The task:
Write out the data below exactly as given, without any of its pictures.

Given data:
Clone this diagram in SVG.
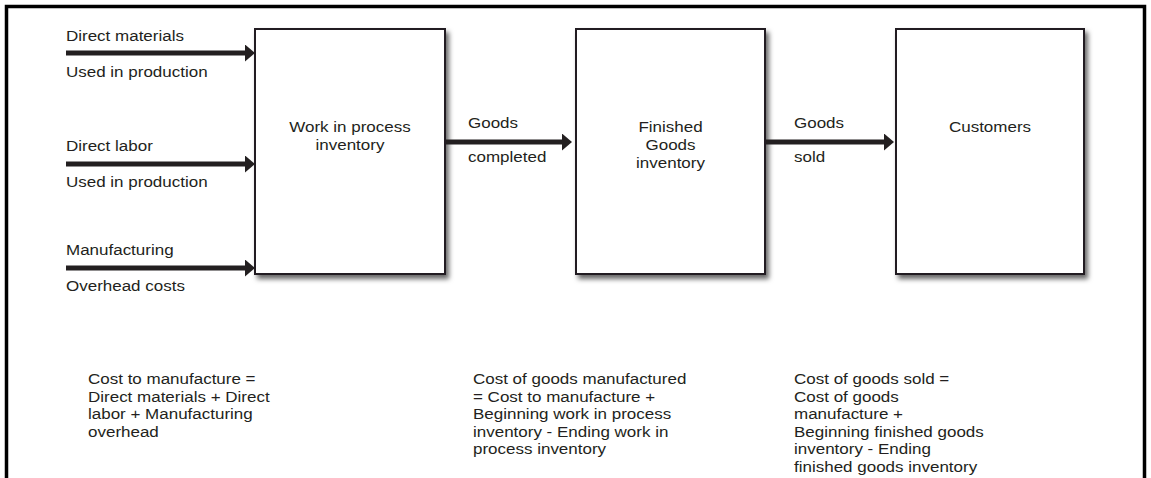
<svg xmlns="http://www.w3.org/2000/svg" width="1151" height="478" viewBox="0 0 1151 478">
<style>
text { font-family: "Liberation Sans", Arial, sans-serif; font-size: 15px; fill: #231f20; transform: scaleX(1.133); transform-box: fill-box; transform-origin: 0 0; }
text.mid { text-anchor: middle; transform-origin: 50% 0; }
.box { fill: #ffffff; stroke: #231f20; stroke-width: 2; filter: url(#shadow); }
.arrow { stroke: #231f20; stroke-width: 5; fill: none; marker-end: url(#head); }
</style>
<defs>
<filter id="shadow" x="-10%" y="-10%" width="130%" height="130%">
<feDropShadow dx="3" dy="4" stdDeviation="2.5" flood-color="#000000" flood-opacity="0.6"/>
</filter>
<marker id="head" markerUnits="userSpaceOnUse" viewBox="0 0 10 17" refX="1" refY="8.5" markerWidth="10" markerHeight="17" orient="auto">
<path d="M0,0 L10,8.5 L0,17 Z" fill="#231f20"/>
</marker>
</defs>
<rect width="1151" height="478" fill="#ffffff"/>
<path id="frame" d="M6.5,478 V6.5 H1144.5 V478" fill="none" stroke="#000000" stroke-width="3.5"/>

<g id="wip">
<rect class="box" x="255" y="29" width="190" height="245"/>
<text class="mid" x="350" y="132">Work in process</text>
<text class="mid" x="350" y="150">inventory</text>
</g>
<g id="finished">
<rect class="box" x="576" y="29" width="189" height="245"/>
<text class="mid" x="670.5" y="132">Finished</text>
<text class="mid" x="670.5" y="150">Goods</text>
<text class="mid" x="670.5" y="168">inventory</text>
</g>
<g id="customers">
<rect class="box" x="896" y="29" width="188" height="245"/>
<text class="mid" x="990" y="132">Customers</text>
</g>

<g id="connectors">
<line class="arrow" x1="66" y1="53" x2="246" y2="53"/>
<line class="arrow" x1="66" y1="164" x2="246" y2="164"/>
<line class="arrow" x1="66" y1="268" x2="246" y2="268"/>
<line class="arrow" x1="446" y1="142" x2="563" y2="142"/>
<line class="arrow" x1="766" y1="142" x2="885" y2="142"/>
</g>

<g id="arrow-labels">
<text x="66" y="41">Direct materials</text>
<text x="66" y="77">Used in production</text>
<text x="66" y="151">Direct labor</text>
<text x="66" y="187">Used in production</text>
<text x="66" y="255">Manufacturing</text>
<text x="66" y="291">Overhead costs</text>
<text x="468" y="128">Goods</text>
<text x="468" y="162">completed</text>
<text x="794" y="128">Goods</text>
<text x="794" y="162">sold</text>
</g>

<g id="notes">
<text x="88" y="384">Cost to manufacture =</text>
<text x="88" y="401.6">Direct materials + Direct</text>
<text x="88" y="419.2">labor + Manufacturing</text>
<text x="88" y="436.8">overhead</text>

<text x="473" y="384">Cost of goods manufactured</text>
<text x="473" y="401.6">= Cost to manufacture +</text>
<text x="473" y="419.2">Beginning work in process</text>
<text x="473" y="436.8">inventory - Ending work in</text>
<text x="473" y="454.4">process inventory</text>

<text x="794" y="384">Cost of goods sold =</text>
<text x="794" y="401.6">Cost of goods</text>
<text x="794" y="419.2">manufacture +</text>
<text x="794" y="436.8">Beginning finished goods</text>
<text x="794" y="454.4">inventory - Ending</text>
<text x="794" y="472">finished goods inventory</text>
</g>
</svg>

Answer below:
Clone this diagram in SVG.
<svg xmlns="http://www.w3.org/2000/svg" width="1151" height="478" viewBox="0 0 1151 478">
<style>
text { font-family: "Liberation Sans", Arial, sans-serif; font-size: 15px; fill: #231f20; transform: scaleX(1.133); transform-box: fill-box; transform-origin: 0 0; }
text.mid { text-anchor: middle; transform-origin: 50% 0; }
.box { fill: #ffffff; stroke: #231f20; stroke-width: 2; filter: url(#shadow); }
.arrow { stroke: #231f20; stroke-width: 5; fill: none; marker-end: url(#head); }
</style>
<defs>
<filter id="shadow" x="-10%" y="-10%" width="130%" height="130%">
<feDropShadow dx="3" dy="4" stdDeviation="2.5" flood-color="#000000" flood-opacity="0.6"/>
</filter>
<marker id="head" markerUnits="userSpaceOnUse" viewBox="0 0 10 17" refX="1" refY="8.5" markerWidth="10" markerHeight="17" orient="auto">
<path d="M0,0 L10,8.5 L0,17 Z" fill="#231f20"/>
</marker>
</defs>
<rect width="1151" height="478" fill="#ffffff"/>
<path id="frame" d="M6.5,478 V6.5 H1144.5 V478" fill="none" stroke="#000000" stroke-width="3.5"/>

<g id="wip">
<rect class="box" x="255" y="29" width="190" height="245"/>
<text class="mid" x="350" y="132">Work in process</text>
<text class="mid" x="350" y="150">inventory</text>
</g>
<g id="finished">
<rect class="box" x="576" y="29" width="189" height="245"/>
<text class="mid" x="670.5" y="132">Finished</text>
<text class="mid" x="670.5" y="150">Goods</text>
<text class="mid" x="670.5" y="168">inventory</text>
</g>
<g id="customers">
<rect class="box" x="896" y="29" width="188" height="245"/>
<text class="mid" x="990" y="132">Customers</text>
</g>

<g id="connectors">
<line class="arrow" x1="66" y1="53" x2="246" y2="53"/>
<line class="arrow" x1="66" y1="164" x2="246" y2="164"/>
<line class="arrow" x1="66" y1="268" x2="246" y2="268"/>
<line class="arrow" x1="446" y1="142" x2="563" y2="142"/>
<line class="arrow" x1="766" y1="142" x2="885" y2="142"/>
</g>

<g id="arrow-labels">
<text x="66" y="41">Direct materials</text>
<text x="66" y="77">Used in production</text>
<text x="66" y="151">Direct labor</text>
<text x="66" y="187">Used in production</text>
<text x="66" y="255">Manufacturing</text>
<text x="66" y="291">Overhead costs</text>
<text x="468" y="128">Goods</text>
<text x="468" y="162">completed</text>
<text x="794" y="128">Goods</text>
<text x="794" y="162">sold</text>
</g>

<g id="notes">
<text x="88" y="384">Cost to manufacture =</text>
<text x="88" y="401.6">Direct materials + Direct</text>
<text x="88" y="419.2">labor + Manufacturing</text>
<text x="88" y="436.8">overhead</text>

<text x="473" y="384">Cost of goods manufactured</text>
<text x="473" y="401.6">= Cost to manufacture +</text>
<text x="473" y="419.2">Beginning work in process</text>
<text x="473" y="436.8">inventory - Ending work in</text>
<text x="473" y="454.4">process inventory</text>

<text x="794" y="384">Cost of goods sold =</text>
<text x="794" y="401.6">Cost of goods</text>
<text x="794" y="419.2">manufacture +</text>
<text x="794" y="436.8">Beginning finished goods</text>
<text x="794" y="454.4">inventory - Ending</text>
<text x="794" y="472">finished goods inventory</text>
</g>
</svg>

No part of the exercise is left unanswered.